● **Task brief**
Extract the first line of the entries below and every line after it up to the one containing "from matplotlib.transforms import", both kept. Pictures are excluded.

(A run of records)
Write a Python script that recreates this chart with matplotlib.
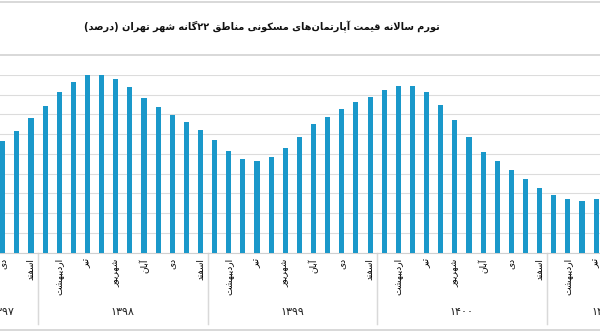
import re
import numpy as np
import matplotlib
matplotlib.use('Agg')
import matplotlib.pyplot as plt
from matplotlib.lines import Line2D
from matplotlib.transforms import blended_transform_factory

# annual inflation (%), monthly, starting at دی 1397
inflation = [56.6, 61.8, 68.1, 74.5, 81.4, 86.6, 90.0, 90.5, 88.0, 83.8,
             78.2, 73.8, 69.9, 66.2, 62.2, 57.1, 51.5, 47.6, 46.5, 48.5,
             52.9, 58.8, 65.2, 68.9, 72.6, 76.2, 78.9, 82.3, 84.3, 84.4,
             81.3, 74.8, 67.1, 58.8, 51.2, 46.5, 41.9, 37.4, 32.9, 29.4,
             27.4, 26.3, 27.1]
month_names = ['فروردین', 'اردیبهشت', 'خرداد', 'تیر', 'مرداد', 'شهریور',
               'مهر', 'آبان', 'آذر', 'دی', 'بهمن', 'اسفند']
first_month = 9  # دی
years = ['۱۳۹۷', '۱۳۹۸', '۱۳۹۹', '۱۴۰۰', '۱۴۰۱']
year_first = [-2, 3, 15, 27, 39]
year_last = [2, 14, 26, 38, 46]
title = 'تورم سالانه قیمت آپارتمان‌های مسکونی مناطق ۲۲گانه شهر تهران (درصد)'

# --- minimal Persian shaping (matplotlib has no complex text layout) ---
_forms = {}
for ch, start, n in [('آ', 0xFE81, 2), ('ا', 0xFE8D, 2), ('ب', 0xFE8F, 4),
                     ('ت', 0xFE95, 4), ('ث', 0xFE99, 4), ('ج', 0xFE9D, 4),
                     ('ح', 0xFEA1, 4), ('خ', 0xFEA5, 4), ('د', 0xFEA9, 2),
                     ('ذ', 0xFEAB, 2), ('ر', 0xFEAD, 2), ('ز', 0xFEAF, 2),
                     ('س', 0xFEB1, 4), ('ش', 0xFEB5, 4), ('ص', 0xFEB9, 4),
                     ('ض', 0xFEBD, 4), ('ط', 0xFEC1, 4), ('ظ', 0xFEC5, 4),
                     ('ع', 0xFEC9, 4), ('غ', 0xFECD, 4), ('ف', 0xFED1, 4),
                     ('ق', 0xFED5, 4), ('ل', 0xFEDD, 4), ('م', 0xFEE1, 4),
                     ('ن', 0xFEE5, 4), ('ه', 0xFEE9, 4), ('و', 0xFEED, 2),
                     ('پ', 0xFB56, 4), ('چ', 0xFB7A, 4), ('ژ', 0xFB8A, 2),
                     ('ک', 0xFB8E, 4), ('گ', 0xFB92, 4), ('ی', 0xFBFC, 4)]:
    _forms[ch] = [chr(start + k) for k in range(n)]
_lam_alef = {'ا': ('\uFEFB', '\uFEFC'), 'آ': ('\uFEF5', '\uFEF6')}


def _dual(c):
    return c in _forms and len(_forms[c]) == 4


def shape(text):
    out = []
    i = 0
    while i < len(text):
        c = text[i]
        prev = text[i - 1] if i > 0 else ''
        nxt = text[i + 1] if i + 1 < len(text) else ''
        if c not in _forms:
            if c != '\u200c':
                out.append(c)
            i += 1
            continue
        to_prev = _dual(prev)
        if c == 'ل' and nxt in _lam_alef:
            out.append(_lam_alef[nxt][1 if to_prev else 0])
            i += 2
            continue
        to_next = _dual(c) and nxt in _forms
        f = _forms[c]
        if to_prev and to_next:
            out.append(f[3])
        elif to_next:
            out.append(f[2])
        elif to_prev:
            out.append(f[1])
        else:
            out.append(f[0])
        i += 1
    return ''.join(out)


def rtl(text):
    s = shape(text)[::-1]
    s = re.sub(r'[0-9\u06f0-\u06f9]+', lambda m: m.group(0)[::-1], s)
    return s.translate(str.maketrans('()', ')('))


plt.rcParams['font.family'] = ['DejaVu Sans']

W, H = 600, 335
fig = plt.figure(figsize=(W / 100, H / 100), dpi=100)

# plot area: y=0 at 252.7px, y=90 at 75px; bars every 14.13px from x=2.7px
bottom = 1 - 252.7 / H
top = 1 - 75 / H
ax = fig.add_axes([0, bottom, 1, top - bottom])

x = np.arange(len(inflation))
ax.bar(x, inflation, width=0.36, color='#1A98CA', zorder=3)
ax.set_xlim(-2.7 / 14.13, (W - 2.7) / 14.13)
ax.set_ylim(0, 90)
ax.set_yticks(np.arange(0, 91, 10))
ax.grid(axis='y', color='#dcdcdc', lw=0.8, zorder=0)
for s in ['left', 'right', 'top']:
    ax.spines[s].set_visible(False)
ax.spines['bottom'].set_color('#d0d0d0')
ax.spines['bottom'].set_linewidth(0.8)

labels = [month_names[(first_month + i) % 12] for i in x]
tick_pos = [i for i in x if (first_month + i) % 2 == 1]
ax.set_xticks(tick_pos)
ax.set_xticklabels([rtl(labels[i]) for i in tick_pos], rotation=90,
                   fontsize=6.5, va='top', ha='center')
ax.tick_params(axis='x', length=0, pad=4)
ax.tick_params(axis='y', length=0, labelleft=False)

# year groups: separators and labels under the month labels
trans = blended_transform_factory(ax.transData, ax.transAxes)
for yr, a, b in zip(years, year_first, year_last):
    for edge in (a - 0.5, b + 0.5):
        ax.add_line(Line2D([edge, edge], [0, -0.40], transform=trans,
                           color='#d9d9d9', lw=0.9, clip_on=False))
    ax.text((a + b) / 2, -0.335, rtl(yr), transform=trans, ha='center',
            va='center', fontsize=8, color='#222222', clip_on=False)

fig.text(262 / W, 1 - 27 / H, rtl(title), ha='center', va='center',
         fontsize=7.0, fontweight='bold', color='#111111')

# frame lines of the chart box
for ypx in (1.5, 55, 329.5):
    fig.add_artist(Line2D([0, 1], [1 - ypx / H] * 2, transform=fig.transFigure,
                          color='#d6d6d6', lw=1.3))

fig.savefig('out.png', dpi=100)
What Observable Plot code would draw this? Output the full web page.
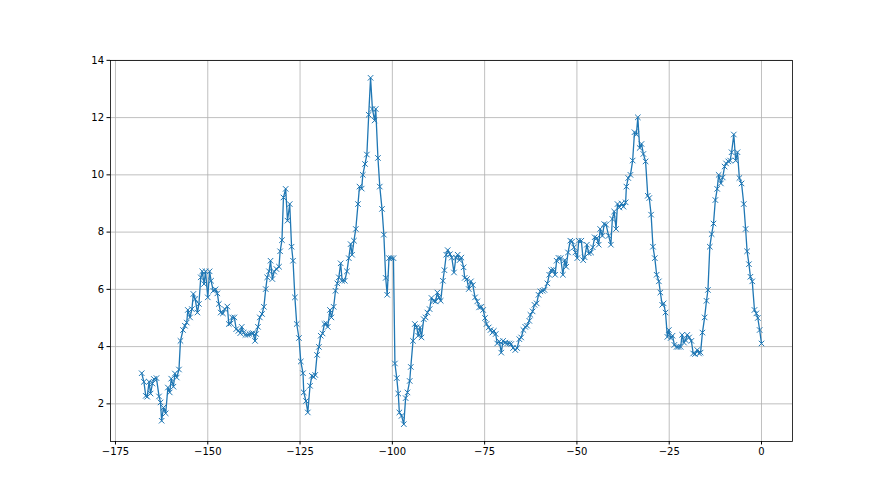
<!DOCTYPE html>
<html>
<head>
<meta charset="utf-8">
<script src="https://cdn.jsdelivr.net/npm/d3@7"></script>
<script src="https://cdn.jsdelivr.net/npm/@observablehq/plot@0.6"></script>
<style>
  html, body { margin: 0; padding: 0; background: #fff; }
  #chart svg { display: block; }
</style>
</head>
<body>
<div id="chart"></div>
<script>
const xs = [
-167.9,-167.3,-166.8,-166.4,-165.9,-165.5,-165.0,-164.6,-163.9,-163.2,-162.8,-162.5,-162.0,-161.4,-160.8,-160.3,-159.9,-159.3,-158.9,-158.4,
-157.8,-157.4,-156.7,-156.2,-155.7,-155.4,-154.8,-154.3,-153.9,-153.4,-152.8,-152.4,-151.9,-151.5,-151.0,-150.6,-150.0,-149.5,-149.1,-148.5,
-147.9,-147.4,-147.0,-146.5,-145.9,-145.4,-144.7,-144.3,-143.8,-143.4,-142.8,-142.3,-141.7,-141.2,-140.8,-140.3,-139.8,-139.2,-138.7,-138.1,
-137.7,-137.2,-136.9,-136.4,-135.9,-135.3,-134.8,-134.3,-133.9,-133.4,-133.0,-132.5,-132.0,-131.4,-130.7,-130.4,-129.9,-129.5,-128.9,-128.4,
-127.8,-127.3,-126.9,-126.4,-125.9,-125.3,-124.8,-124.2,-124.0,-123.4,-122.9,-122.3,-121.8,-121.3,-120.9,-120.4,-119.9,-119.4,-118.9,-118.4,
-117.9,-117.5,-116.9,-116.5,-115.9,-115.4,-114.9,-114.5,-114.0,-113.6,-112.9,-112.3,-111.8,-111.3,-110.9,-110.4,-109.9,-109.3,-108.9,-108.3,
-108.0,-107.4,-106.9,-106.4,-105.9,-105.4,-104.8,-104.5,-103.9,-103.4,-102.8,-102.3,-101.8,-101.4,-100.9,-100.3,-99.7,-99.3,-98.8,-98.4,
-98.1,-97.5,-96.9,-96.4,-95.9,-95.3,-95.0,-94.4,-93.9,-93.4,-93.0,-92.5,-92.1,-91.5,-91.0,-90.5,-89.9,-89.4,-88.8,-88.3,
-87.8,-87.4,-86.9,-86.3,-85.9,-85.4,-85.0,-84.4,-83.9,-83.3,-82.8,-82.3,-81.8,-81.3,-80.7,-80.4,-79.8,-79.3,-78.7,-78.2,
-77.6,-77.0,-76.5,-75.9,-75.4,-74.9,-74.5,-73.9,-73.4,-72.9,-72.5,-72.0,-71.6,-71.0,-70.5,-70.0,-69.4,-68.9,-68.3,-67.8,
-67.3,-66.7,-66.2,-65.6,-65.1,-64.5,-64.0,-63.5,-62.9,-62.6,-62.0,-61.5,-60.9,-60.4,-59.9,-59.3,-58.8,-58.0,-57.5,-57.0,
-56.4,-55.9,-55.5,-55.0,-54.4,-53.8,-53.3,-52.9,-52.4,-51.8,-51.3,-50.8,-50.4,-49.9,-49.5,-48.8,-48.3,-47.9,-47.3,-46.8,
-46.2,-45.7,-45.2,-44.6,-44.1,-43.7,-43.1,-42.6,-42.1,-41.4,-40.8,-40.4,-39.9,-39.4,-39.0,-38.5,-37.9,-37.4,-36.8,-36.6,
-36.1,-35.5,-34.9,-34.4,-33.9,-33.5,-33.0,-32.5,-32.0,-31.4,-30.8,-30.4,-29.9,-29.4,-28.9,-28.4,-27.8,-27.4,-26.9,-26.5,
-26.0,-25.5,-25.1,-24.6,-24.1,-23.6,-23.0,-22.5,-21.9,-21.5,-21.0,-20.6,-20.1,-19.6,-19.0,-18.5,-18.0,-17.4,-16.9,-16.5,
-16.0,-15.4,-14.9,-14.5,-14.0,-13.5,-13.0,-12.5,-12.0,-11.6,-11.0,-10.5,-10.0,-9.6,-9.0,-8.5,-8.1,-7.5,-7.0,-6.5,
-6.0,-5.4,-4.8,-4.3,-3.9,-3.4,-3.0,-2.5,-1.9,-1.4,-1.0,-0.5,0.0
];
const ys = [
3.07,2.77,2.28,2.25,2.77,2.36,2.71,2.87,2.90,2.26,2.05,1.41,1.87,1.67,2.57,2.40,2.88,2.60,3.06,2.92,
3.20,4.20,4.58,4.73,4.84,5.28,5.02,5.31,5.84,5.66,5.19,5.49,6.42,6.63,6.19,6.63,5.72,6.63,6.30,5.95,
6.00,5.86,5.49,5.19,5.16,5.31,5.40,4.79,4.81,5.02,5.02,4.61,4.55,4.47,4.69,4.49,4.41,4.41,4.44,4.46,
4.47,4.20,4.44,4.69,5.02,5.14,5.39,6.01,6.42,6.63,7.00,6.36,6.62,6.71,6.79,7.33,7.72,9.21,9.51,8.40,
8.98,7.49,7.00,5.72,4.79,4.30,3.48,3.07,2.40,2.10,1.70,2.63,2.98,2.94,3.01,3.71,3.99,4.38,4.46,4.79,
4.81,4.69,5.28,5.02,5.39,5.95,6.21,6.42,6.91,6.30,6.30,6.63,7.09,7.58,7.21,7.70,8.11,8.98,9.59,9.52,
10.00,10.38,10.71,12.10,13.39,12.30,11.90,12.30,10.59,9.59,8.81,7.91,6.40,5.81,7.09,7.09,7.09,3.41,2.90,2.36,
1.70,1.58,1.29,2.20,2.40,2.80,3.29,4.20,4.79,4.67,4.38,4.67,4.32,4.96,5.02,5.19,5.31,5.70,5.60,5.58,
5.89,5.72,5.60,6.30,6.67,7.21,7.37,7.23,7.11,6.59,7.11,7.21,7.02,7.11,6.77,6.40,6.36,6.01,6.28,6.15,
5.72,5.58,5.37,5.39,5.28,5.00,4.79,4.67,4.58,4.49,4.55,4.44,4.11,4.18,3.79,4.20,4.14,4.11,4.11,4.09,
3.95,3.88,3.95,4.26,4.32,4.58,4.69,4.73,4.90,5.11,5.23,5.46,5.51,5.81,5.93,5.95,5.98,6.21,6.51,6.67,
6.69,6.51,7.00,7.10,7.09,6.51,7.02,6.79,7.29,7.70,7.67,7.47,7.29,7.09,7.70,7.70,7.02,7.12,7.56,7.26,
7.29,7.47,7.82,7.79,7.56,8.11,7.87,8.28,8.26,7.87,7.56,8.46,8.72,8.11,8.98,8.86,9.00,8.89,9.04,9.59,
9.89,10.00,10.50,11.49,11.41,12.01,10.94,11.08,10.73,10.47,9.27,9.19,8.61,7.49,7.09,6.51,6.28,5.89,5.46,5.51,
5.19,4.34,4.58,4.30,4.38,4.06,3.99,3.99,3.99,4.41,4.14,4.23,4.41,4.32,4.20,3.76,3.74,3.88,3.76,3.79,
4.49,5.02,5.60,5.98,7.49,7.93,8.30,9.12,9.51,10.00,9.70,9.91,10.29,10.40,10.47,10.50,10.79,11.41,10.50,10.79,
9.89,9.70,8.98,8.11,7.33,6.88,6.44,6.28,5.28,5.16,5.00,4.58,4.11
];
const xTicks = [-175, -150, -125, -100, -75, -50, -25, 0];
const yTicks = [2, 4, 6, 8, 10, 12, 14];

const data = xs.map((x, i) => ({x, y: ys[i]}));
const fmt = d => String(d).replace("-", "\u2212");
const blue = "#1f77b4";

const chart = Plot.plot({
  width: 880,
  height: 495,
  marginLeft: 110,
  marginRight: 88,
  marginTop: 60,
  marginBottom: 54,
  style: {fontFamily: "DejaVu Sans", fontSize: "10px", color: "#000", background: "#fff"},
  x: {domain: [-176.35, 8.4], ticks: xTicks, tickFormat: fmt, label: null, tickSize: 3.5, tickPadding: 3},
  y: {domain: [0.685, 13.995], ticks: yTicks, tickFormat: fmt, label: null, tickSize: 3.5, tickPadding: 3},
  marks: [
    Plot.gridX(xTicks, {stroke: "#b0b0b0", strokeOpacity: 1, strokeWidth: 0.8}),
    Plot.gridY(yTicks, {stroke: "#b0b0b0", strokeOpacity: 1, strokeWidth: 0.8}),
    Plot.line(data, {x: "x", y: "y", stroke: blue, strokeWidth: 1.3}),
    Plot.dot(data, {x: "x", y: "y", symbol: "times", r: 2.6, stroke: blue, strokeWidth: 1}),
    Plot.frame({stroke: "#000", strokeWidth: 0.8}),
    Plot.axisX({ticks: xTicks, tickFormat: fmt, tickSize: 3.5, tickPadding: 3, label: null}),
    Plot.axisY({ticks: yTicks, tickFormat: fmt, tickSize: 3.5, tickPadding: 3, label: null})
  ]
});
document.getElementById("chart").appendChild(chart);
</script>
</body>
</html>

● **Exercise output**
Write a Python script that recreates this chart with matplotlib.
import re
import numpy as np
import matplotlib
matplotlib.use('Agg')
import matplotlib.pyplot as plt
from matplotlib.lines import Line2D
from matplotlib.transforms import blended_transform_factory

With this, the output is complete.